At the moment there are about 107 complete textbooks in the Mimosa delivery system plus a bunch that have not yet been fully converted. The goal is to have 180 books in the system by the summer of next year so that teachers around the world2, and more as we continue to adapt the older, legacy materials as well as bring in new items. These are not crazy numbers by any stretch of the imagination, yet with 180 textbooks we can expect there to be several million words across 20+ languages stored in the database. Generally when databases start to fill up with this quantity of data, search results begin to take much, much longer. Mimosa, however, does not appear to have an appreciable performance difference whether there are 180 books in the system or 1500+. This is because the search mechanism is an almost carbon-copy of the one used in 10Cv5.

When I started designing search tools at work the approach was generally the same. Tables would be flat, and queries would make liberal use of LIKE '%phrase%' to search through tens of thousands of records for something resembling the provided phrase. This was an inefficient and computationally expensive search method, so this design pattern was quickly abandoned. Something smarter had to be created.

Over the intervening years new methods of improving search results were tested out but it is the most current implementation that has resolved many of the performance issues that other systems could not overcome.

How It Works

Textbooks can easily contain tens of thousands of words. However, when counting the number of unique words, there are perhaps 1,000. So, much like 10Cv5, when a textbook is added or edited, the distinct words that make up a page are extracted and added to a separate table in the database. Going this route, 180 books at about one thousand words each would result in a data table with 180,000 words pointing to the page(s) the word belongs to. Searches are then conducted on this separate table.
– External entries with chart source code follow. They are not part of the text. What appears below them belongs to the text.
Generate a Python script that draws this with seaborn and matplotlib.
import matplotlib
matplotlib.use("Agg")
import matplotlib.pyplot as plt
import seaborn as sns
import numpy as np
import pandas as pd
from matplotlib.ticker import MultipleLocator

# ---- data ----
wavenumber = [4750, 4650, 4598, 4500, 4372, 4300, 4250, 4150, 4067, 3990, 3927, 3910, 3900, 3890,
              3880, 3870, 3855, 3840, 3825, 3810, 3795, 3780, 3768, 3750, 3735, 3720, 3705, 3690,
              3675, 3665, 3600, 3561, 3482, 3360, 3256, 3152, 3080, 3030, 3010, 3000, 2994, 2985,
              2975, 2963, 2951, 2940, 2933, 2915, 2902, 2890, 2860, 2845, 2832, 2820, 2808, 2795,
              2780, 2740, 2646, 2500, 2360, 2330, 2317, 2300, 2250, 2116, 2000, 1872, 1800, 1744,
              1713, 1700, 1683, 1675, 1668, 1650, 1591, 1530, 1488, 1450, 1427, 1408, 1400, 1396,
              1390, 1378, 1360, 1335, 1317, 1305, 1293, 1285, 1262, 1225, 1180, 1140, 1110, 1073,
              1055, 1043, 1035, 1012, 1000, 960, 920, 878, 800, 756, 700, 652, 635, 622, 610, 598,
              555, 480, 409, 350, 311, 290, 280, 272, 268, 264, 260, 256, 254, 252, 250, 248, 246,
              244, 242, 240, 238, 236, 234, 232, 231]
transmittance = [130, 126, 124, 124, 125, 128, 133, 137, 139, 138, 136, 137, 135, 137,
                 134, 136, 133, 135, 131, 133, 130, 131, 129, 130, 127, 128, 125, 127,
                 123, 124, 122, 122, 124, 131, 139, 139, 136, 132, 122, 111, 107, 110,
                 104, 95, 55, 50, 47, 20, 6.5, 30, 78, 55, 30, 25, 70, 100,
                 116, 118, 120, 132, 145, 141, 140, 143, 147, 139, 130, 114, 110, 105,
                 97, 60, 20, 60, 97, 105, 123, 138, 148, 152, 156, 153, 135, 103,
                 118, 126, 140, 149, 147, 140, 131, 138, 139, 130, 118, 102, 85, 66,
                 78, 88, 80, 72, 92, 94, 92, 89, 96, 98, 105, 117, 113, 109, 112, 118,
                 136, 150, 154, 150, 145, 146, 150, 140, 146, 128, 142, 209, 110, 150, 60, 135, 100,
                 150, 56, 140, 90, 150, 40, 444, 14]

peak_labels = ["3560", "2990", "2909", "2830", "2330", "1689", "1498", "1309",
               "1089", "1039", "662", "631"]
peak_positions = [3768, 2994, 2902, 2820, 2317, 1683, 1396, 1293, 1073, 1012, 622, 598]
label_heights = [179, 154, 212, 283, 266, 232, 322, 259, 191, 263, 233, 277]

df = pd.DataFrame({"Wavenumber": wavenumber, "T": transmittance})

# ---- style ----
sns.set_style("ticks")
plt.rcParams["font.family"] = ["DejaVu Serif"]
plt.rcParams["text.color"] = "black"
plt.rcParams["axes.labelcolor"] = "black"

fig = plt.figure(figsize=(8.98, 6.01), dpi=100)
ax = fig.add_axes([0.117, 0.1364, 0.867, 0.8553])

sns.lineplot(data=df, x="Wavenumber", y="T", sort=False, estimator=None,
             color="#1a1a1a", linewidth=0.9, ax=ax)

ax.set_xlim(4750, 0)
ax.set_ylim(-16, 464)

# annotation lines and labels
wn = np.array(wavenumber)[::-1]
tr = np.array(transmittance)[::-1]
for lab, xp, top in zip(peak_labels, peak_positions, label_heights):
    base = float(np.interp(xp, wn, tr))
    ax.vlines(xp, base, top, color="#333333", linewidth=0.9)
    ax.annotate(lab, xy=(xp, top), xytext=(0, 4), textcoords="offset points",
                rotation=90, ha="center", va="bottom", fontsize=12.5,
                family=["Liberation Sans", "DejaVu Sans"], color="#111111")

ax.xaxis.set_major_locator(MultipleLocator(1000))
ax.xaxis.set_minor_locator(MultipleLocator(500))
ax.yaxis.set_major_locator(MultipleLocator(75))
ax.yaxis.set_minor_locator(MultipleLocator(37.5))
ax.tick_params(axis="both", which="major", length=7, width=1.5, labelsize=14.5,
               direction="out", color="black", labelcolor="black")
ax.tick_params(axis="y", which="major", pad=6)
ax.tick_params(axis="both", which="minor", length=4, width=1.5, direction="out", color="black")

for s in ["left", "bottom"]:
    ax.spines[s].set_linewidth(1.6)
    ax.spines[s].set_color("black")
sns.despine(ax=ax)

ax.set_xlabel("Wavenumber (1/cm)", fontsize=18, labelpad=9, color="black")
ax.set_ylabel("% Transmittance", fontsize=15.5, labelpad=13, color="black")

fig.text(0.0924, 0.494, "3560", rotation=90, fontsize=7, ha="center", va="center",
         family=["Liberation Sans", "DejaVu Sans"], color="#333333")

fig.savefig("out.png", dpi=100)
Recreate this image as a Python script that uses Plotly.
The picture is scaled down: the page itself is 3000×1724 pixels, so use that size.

This isn't where the system stops, though, because this is just part of the solution. In addition to returning posts that contain specific words, it's important to assign weight to the search results as well. I generally do it like this:

Search Term: glass design engineer

  1. Query the word table for posts that contain glass or design or engineer3.
  2. Items that contain one of the words get 1 point. Two words 2 points. Three points are three.
  3. Items that contain glass design or glass engineer or design engineer receive an additional 2 points, because the words are in the same order as the search string.
  4. Items that contain all three words in the same order get an additional 5 points.
  5. Items that belong to the language -- or languages -- that I use get an additional 2 points
  6. Items from books newer than 5 years ago get an extra 5 points.
  7. Posts are then sorted based on their score and the first X results are returned to the person using the system.

This is not a perfect mechanism, but it's pretty accurate most of the time. The results span every text-based record, whether it's in a student book, teacher's book, audio or video script, a workbook, or anywhere else. The search results for the above returns the audio script to a track for a Level 2 book in under 0.2 seconds. Because it is quick, people use it.

However, one of the recent updates that has people really using it is the addition of metadata searching, which includes reading tags associated with images and other non-text resources. So now rather than just search through textbooks, the search engine has a rudimentary Google Image Search mechanism in place. The feedback has been overwhelmingly positive. Future updates will likely make this more powerful and dynamic.

Several years ago I said that I would love to work on a search engine product and develop part of the ranking algorithm. While my little textbook search feature is nowhere near as complex or capable as something made by Google, Microsoft, Yahoo!, or DuckDuckGo, it has certainly been a worthwhile challenge that goes a long way to solving the problem of letting teachers quickly pull up a resource from any textbook they've used at any time.

Good opportunities seem to come to those who wait.

  1. 550MB is not a lot for a textbook until you realise that a CD can only hold one complete textbook.

  2. Teachers around the world and employed by my employer. The textbook systems I'm developing are very much an internal project, though I can see a market for this worldwide.

  3. This is done in a single query using IN, not three individual queries.